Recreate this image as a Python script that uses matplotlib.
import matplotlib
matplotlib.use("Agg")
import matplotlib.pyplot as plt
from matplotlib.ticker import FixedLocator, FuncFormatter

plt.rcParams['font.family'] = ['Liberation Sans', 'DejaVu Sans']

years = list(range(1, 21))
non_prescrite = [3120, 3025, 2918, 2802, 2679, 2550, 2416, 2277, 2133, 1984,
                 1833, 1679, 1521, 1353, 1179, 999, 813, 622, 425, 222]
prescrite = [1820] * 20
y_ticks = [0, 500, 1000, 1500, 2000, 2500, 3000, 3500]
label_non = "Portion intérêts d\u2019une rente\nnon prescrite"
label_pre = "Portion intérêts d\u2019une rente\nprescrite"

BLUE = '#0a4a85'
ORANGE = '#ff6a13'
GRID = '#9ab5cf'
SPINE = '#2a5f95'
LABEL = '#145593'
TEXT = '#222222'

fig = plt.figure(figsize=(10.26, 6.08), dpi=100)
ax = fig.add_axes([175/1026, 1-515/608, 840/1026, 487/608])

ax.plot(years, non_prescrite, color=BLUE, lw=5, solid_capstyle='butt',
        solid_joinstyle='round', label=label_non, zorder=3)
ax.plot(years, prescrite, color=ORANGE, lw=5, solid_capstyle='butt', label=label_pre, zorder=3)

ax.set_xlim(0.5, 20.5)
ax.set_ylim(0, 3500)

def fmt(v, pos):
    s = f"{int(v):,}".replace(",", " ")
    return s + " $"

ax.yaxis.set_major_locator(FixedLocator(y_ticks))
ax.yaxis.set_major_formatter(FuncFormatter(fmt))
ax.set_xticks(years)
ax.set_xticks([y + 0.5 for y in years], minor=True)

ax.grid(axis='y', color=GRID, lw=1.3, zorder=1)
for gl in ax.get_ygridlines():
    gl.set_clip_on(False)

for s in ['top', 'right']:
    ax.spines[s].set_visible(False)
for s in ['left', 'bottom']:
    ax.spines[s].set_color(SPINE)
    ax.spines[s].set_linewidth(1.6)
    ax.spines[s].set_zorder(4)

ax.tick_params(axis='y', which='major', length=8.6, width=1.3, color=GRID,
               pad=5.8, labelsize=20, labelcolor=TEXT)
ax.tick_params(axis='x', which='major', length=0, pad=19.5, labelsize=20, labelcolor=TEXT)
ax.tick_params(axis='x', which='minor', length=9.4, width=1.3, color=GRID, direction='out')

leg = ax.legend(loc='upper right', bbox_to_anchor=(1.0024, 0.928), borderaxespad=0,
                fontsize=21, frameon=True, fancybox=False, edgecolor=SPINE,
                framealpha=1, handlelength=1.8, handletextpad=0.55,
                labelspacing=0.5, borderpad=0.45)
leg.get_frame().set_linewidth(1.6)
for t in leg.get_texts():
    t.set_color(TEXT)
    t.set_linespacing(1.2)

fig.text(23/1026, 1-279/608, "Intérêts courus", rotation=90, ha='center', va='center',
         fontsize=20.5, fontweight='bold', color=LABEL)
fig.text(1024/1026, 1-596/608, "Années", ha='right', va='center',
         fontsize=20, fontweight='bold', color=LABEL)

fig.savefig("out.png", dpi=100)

________________

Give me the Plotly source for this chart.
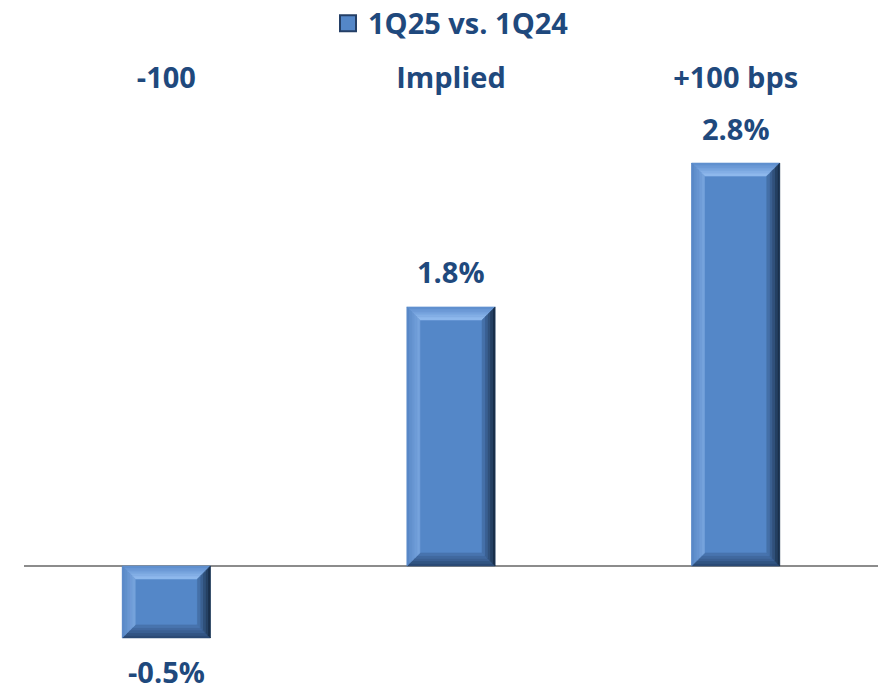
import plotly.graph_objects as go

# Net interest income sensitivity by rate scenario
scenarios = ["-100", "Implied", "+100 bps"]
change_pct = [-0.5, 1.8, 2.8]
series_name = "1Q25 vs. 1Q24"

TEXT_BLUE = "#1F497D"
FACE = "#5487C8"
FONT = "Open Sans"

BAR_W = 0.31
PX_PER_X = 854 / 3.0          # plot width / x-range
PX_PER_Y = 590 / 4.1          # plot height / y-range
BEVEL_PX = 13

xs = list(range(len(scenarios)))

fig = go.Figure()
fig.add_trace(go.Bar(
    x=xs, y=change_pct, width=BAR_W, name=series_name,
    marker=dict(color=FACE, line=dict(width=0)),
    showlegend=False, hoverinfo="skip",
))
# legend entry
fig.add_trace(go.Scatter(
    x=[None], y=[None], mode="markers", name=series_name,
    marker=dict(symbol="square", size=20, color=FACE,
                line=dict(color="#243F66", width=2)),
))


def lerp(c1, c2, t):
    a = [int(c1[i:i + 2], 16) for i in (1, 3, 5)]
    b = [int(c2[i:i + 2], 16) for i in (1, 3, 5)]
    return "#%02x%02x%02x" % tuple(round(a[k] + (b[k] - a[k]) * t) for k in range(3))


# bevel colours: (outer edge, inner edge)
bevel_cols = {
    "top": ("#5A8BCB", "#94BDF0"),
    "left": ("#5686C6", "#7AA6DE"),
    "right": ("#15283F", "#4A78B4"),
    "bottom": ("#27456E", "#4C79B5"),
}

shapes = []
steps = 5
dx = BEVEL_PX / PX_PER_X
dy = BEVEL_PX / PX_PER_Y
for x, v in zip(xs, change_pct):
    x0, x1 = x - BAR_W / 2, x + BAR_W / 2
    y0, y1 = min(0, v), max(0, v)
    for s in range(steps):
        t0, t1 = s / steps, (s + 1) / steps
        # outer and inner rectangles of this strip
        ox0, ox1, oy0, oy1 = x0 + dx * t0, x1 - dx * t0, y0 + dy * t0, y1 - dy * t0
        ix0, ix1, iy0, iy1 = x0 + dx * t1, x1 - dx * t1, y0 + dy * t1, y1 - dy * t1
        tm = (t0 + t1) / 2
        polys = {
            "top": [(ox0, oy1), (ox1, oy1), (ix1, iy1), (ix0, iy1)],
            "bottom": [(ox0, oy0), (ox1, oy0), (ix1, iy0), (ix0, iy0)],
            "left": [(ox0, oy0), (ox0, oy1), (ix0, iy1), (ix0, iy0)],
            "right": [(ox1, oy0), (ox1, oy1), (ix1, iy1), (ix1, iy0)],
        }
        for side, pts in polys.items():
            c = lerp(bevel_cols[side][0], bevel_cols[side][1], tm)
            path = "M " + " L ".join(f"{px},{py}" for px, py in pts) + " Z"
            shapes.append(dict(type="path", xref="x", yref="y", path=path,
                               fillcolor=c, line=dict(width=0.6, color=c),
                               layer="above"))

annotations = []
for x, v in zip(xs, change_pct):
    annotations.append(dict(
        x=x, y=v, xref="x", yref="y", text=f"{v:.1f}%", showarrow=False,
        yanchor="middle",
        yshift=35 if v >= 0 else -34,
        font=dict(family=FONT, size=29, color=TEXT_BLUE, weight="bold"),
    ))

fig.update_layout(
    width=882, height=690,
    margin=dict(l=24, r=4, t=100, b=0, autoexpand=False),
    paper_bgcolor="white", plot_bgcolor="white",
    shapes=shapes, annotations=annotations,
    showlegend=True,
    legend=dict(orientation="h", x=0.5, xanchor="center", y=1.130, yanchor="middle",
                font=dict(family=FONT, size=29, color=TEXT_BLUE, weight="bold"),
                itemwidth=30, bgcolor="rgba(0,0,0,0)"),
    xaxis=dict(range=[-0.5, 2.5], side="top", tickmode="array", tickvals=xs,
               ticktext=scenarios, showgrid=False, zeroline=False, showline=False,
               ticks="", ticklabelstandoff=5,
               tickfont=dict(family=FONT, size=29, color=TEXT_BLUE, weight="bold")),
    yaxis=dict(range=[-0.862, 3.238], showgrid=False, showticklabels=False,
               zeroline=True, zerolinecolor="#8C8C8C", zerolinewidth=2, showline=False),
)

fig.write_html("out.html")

________________

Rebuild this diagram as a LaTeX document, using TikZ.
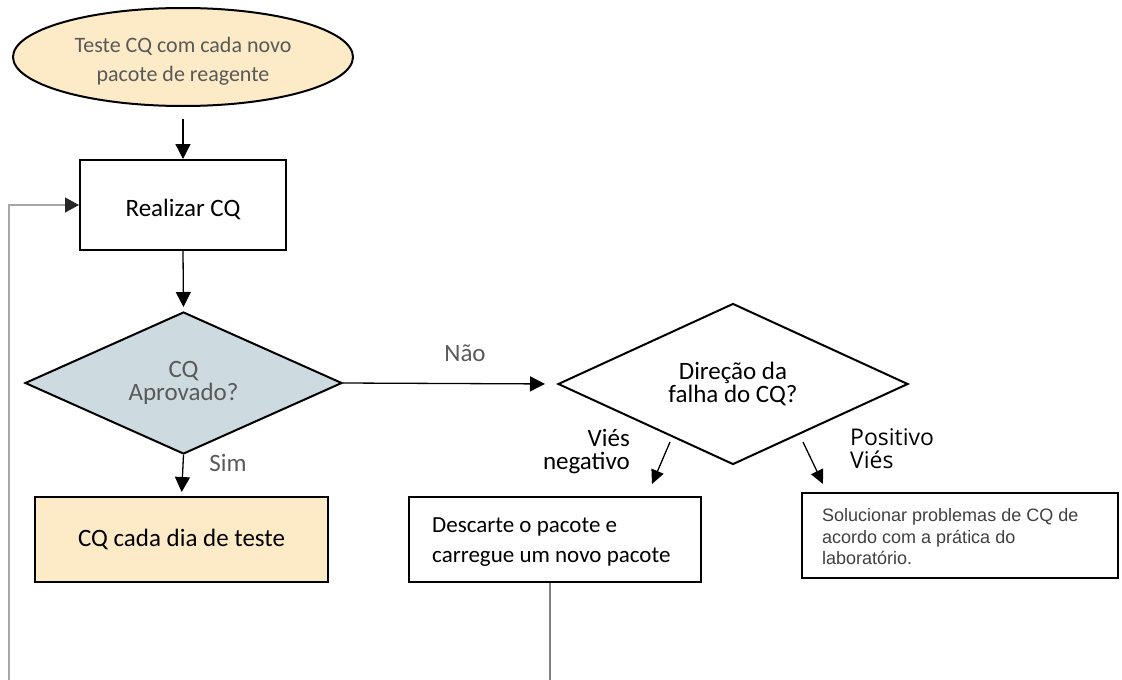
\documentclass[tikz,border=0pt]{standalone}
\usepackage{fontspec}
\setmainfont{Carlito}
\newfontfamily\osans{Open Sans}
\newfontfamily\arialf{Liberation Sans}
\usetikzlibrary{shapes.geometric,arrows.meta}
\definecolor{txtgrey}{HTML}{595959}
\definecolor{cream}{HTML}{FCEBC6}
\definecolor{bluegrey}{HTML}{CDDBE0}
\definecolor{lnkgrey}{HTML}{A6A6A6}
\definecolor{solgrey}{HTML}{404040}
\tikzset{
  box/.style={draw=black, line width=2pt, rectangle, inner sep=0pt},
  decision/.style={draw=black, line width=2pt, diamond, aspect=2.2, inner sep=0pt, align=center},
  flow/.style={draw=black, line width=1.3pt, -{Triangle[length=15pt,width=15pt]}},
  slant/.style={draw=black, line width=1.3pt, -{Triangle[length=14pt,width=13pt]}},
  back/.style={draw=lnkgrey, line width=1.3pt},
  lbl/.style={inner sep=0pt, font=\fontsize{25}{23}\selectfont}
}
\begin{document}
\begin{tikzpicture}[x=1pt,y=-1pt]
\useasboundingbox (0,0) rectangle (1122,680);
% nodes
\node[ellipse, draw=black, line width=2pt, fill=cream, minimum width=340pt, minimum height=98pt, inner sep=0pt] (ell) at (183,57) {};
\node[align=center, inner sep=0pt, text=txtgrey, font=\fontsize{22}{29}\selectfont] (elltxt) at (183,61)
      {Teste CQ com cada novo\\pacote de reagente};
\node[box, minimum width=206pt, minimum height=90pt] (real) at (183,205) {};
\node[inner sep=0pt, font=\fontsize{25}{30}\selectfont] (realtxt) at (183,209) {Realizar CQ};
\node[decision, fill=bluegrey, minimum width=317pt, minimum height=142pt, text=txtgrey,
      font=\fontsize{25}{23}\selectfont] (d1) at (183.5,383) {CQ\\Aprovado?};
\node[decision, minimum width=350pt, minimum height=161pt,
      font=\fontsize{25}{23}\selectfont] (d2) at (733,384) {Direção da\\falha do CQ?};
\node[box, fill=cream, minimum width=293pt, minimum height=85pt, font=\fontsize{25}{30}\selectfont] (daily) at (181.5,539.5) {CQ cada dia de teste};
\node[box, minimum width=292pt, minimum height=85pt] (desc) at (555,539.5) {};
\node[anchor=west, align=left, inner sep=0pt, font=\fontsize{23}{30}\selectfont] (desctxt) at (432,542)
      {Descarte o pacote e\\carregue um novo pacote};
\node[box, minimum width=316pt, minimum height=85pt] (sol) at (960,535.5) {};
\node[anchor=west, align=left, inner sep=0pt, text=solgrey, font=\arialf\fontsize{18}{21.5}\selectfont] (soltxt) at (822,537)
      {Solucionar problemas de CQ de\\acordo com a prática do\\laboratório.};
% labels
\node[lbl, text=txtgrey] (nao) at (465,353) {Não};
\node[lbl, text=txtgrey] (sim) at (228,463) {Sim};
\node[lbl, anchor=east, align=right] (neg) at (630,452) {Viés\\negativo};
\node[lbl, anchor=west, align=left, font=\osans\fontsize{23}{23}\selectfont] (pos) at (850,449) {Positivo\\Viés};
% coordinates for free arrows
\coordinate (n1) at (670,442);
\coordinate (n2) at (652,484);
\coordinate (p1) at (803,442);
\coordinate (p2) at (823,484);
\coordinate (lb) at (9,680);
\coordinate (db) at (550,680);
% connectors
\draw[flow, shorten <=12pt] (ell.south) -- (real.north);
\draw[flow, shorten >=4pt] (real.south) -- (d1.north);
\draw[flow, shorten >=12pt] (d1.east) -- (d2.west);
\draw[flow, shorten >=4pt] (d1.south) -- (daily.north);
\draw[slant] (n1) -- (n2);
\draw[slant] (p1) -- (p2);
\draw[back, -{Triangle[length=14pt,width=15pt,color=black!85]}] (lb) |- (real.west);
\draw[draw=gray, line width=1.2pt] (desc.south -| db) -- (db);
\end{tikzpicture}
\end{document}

________________

• GIVEN INSTRUCTION: The lines to transcribe begin at the line with "Recreate this image" and end at the line with "plt.rcParams['font.family'] = ['Liberation"; copy them exactly, both ends included.

• EXERCISE RESULT:
Recreate this image as a Python script that uses matplotlib.
import matplotlib
matplotlib.use("Agg")
import matplotlib.pyplot as plt
from matplotlib.ticker import FixedLocator, FuncFormatter

plt.rcParams['font.family'] = ['Liberation Sans', 'DejaVu Sans']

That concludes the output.